China's rare-earth policy hurts optics makers
Following export restrictions imposed on rare-earth minerals by China in the summer, the soaring price of cerium oxide – a key material used as a polishing slurry for high-precision optics – is causing havoc in the optics supply chain.
According to industry sources, one company has already been forced to shut down as it awaits supplies of the material, while others may introduce a cerium surcharge if the situation does not change. Suppliers of cerium-based products are unable to guarantee prices beyond more than a few days.
One supplier has told a customer: “Due to the volatility of material availability, and changes in raw material pricing almost every day, if we cannot ship the order within the next five days the material is subject to price changes prior to actual shipment.” The price hike is also set to hit the cost of glasses and crystals doped with rare-earth elements – although the increase is taking longer to filter through this part of the optics supply chain.
Robert Castellano, an industry analyst at The Information Network, told optics.org: “The market price of cerium oxide has increased to approximately $50 per kilogram in September 2010 from $15 per kg in April 2010 and $9 per kg in September 2009.”
That sudden price-hike has since been reflected directly in product costs. Jim Sydor at custom, high-precision optics provider Sydor Optics has seen the price of Unicer 166, a high-purity cerium powder, increase from $26.74 to $42.50 per pound – meaning that a typical bill for the material has increased by some $16,000 in a matter of days. The global hike in prices has also affected key Japanese ceria slurry suppliers Showa Denko and Hitachi Chemical.
That hike is a direct result of a decision in July by the Chinese government to restrict exports of rare-earth materials. It cut export quotas for rare-earth minerals by 72 per cent for the second half of 2010 – citing a need to maintain stable prices, and a shortage of supply for domestic manufacturers, as the reasons for the slashed quota.
Industry observers outside China are highly skeptical about those claims, however, suggesting that rising tensions with Japan over its detention of a Chinese fisherman, and with the US over currency valuations, as more likely reasons. Whatever the true state of affairs, the rest of the world has become almost totally reliant on Chinese exports for its supply of rare-earth elements.
According to figures from the US Geological Survey (USGS) published earlier this year, production from Chinese mines accounted for 120,000 of the 124,000 tonnes of rare-earth oxides produced globally in 2009 – more than 97 per cent of supply. India, Brazil and Malaysia made up the rest of the supply.
China has been able to corner the rare-earth market over the past 15 years by “dumping” prices, says Castellano. “The price was so low that they drove everyone out of the market, and they are now essentially the sole supplier. Now that they have achieved dominance they can dictate the price.”

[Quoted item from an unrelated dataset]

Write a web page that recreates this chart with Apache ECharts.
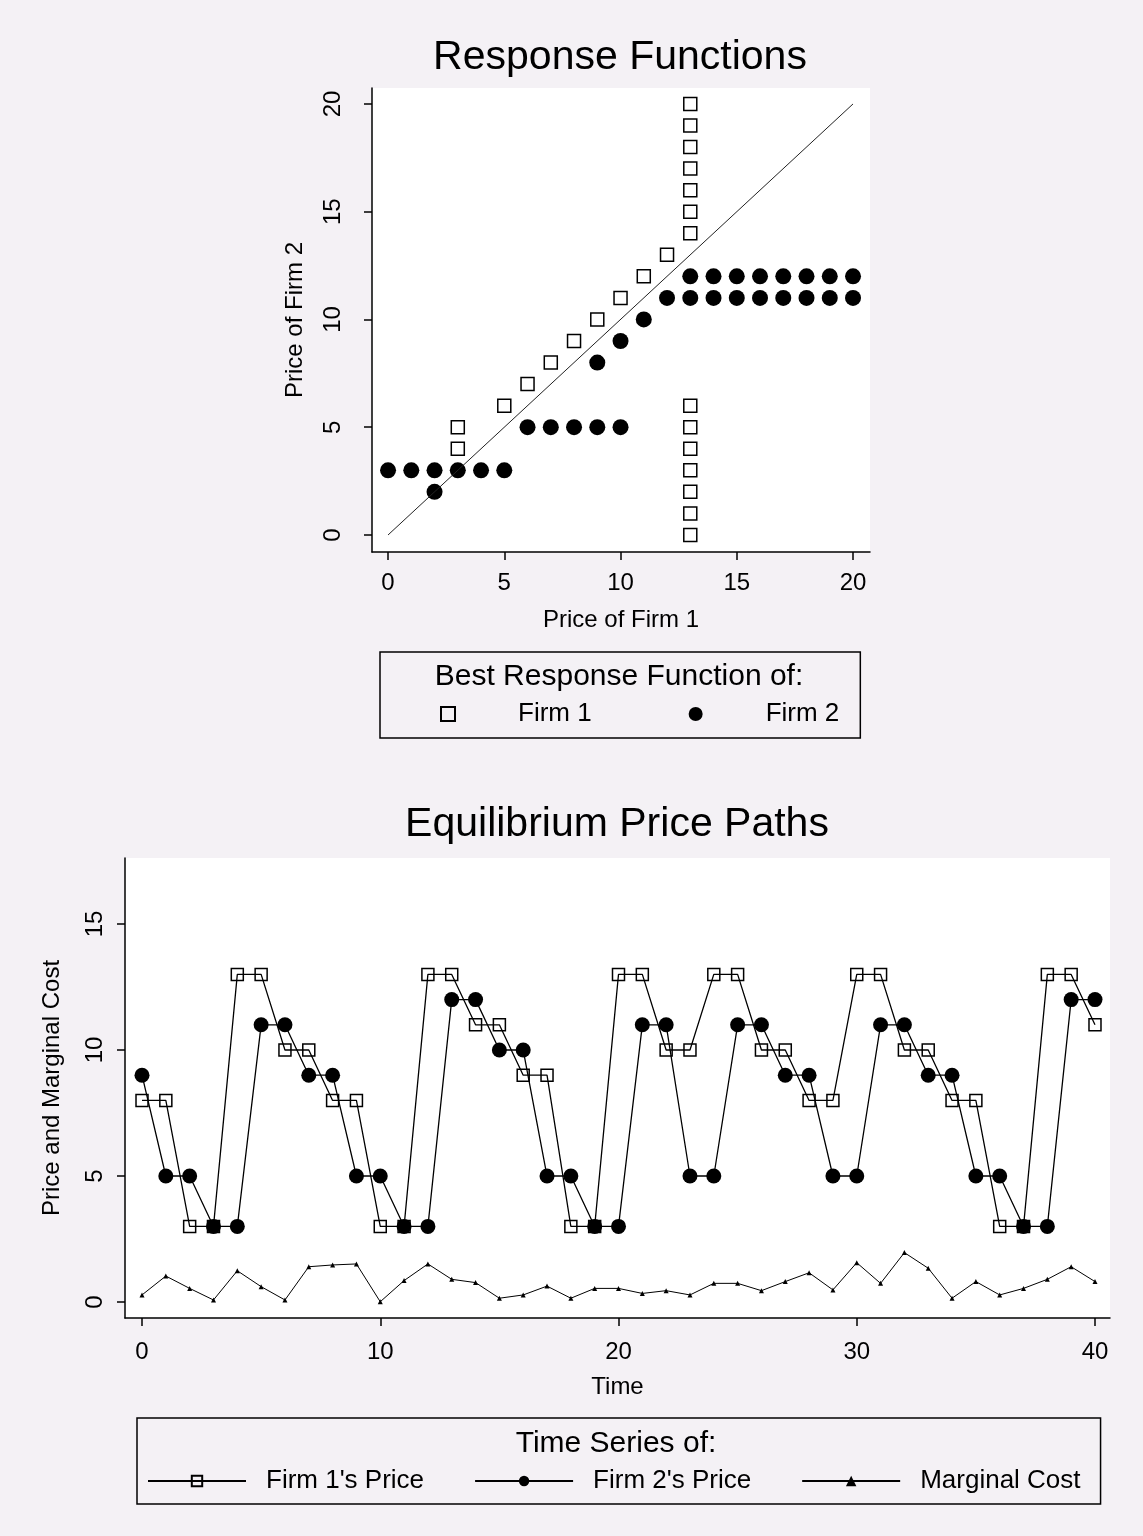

That problem – exacerbated by the fact that rare-earth elements are crucial for components used in US military applications - has long been recognized as a major risk, and mines in North America are set to be re-opened to provide additional supply within the next year. However, Castellano warns that the loss of refinement skills caused when the US mines were abandoned means that it will take longer to ramp back to production levels than many might expect.
US optics companies are already in the process of lobbying politicians and officials, reminding them that cerium is needed in such high-profile and sensitive applications as optical sensors used in F-15 fighter aircraft, and windows and domes at the National Ignition Facility.
A large number of Department of Defense (DoD) projects involving optical components are exposed to the increased prices. “We are aware of at least one instance of a fabricator who supplies DoD customers shutting down while waiting for this component so crucial to his manufacturing process,” writes the American Precision Optics Manufacturers Association (APOMA).
However, with US mines not coming online for several months, if not years, there is a limit to what that lobbying may be able to achieve, beyond urging some additional diplomatic maneuvering with China. A more realistic alternative for optics manufacturers may be to develop a substitute for cerium oxide, which has key advantages in that its reactivity provides for both mechanical and chemical polishing.
“Companies are looking at zirconium-based compounds,” says Tom Battley, executive director of the New York Photonics Industry Association. “There were quality problems in the past, but if the manufacturers can deliver good product, this is an option. Of course, everyone will have to go through testing on various materials and this is an additional cost.”
But unless China’s stance on exports changes, it appears likely that optics manufacturers will have to get used to the inflated prices. Those prices will of course be passed along the supply chain, impacting all photonic components or systems that require rare-earths at some point.
As Battley surmises: “Dormant mines will come back on line eventually. [But] who knows where, or when, the pricing will stabilize? It shows how vulnerable the industry is to imported rare earths.”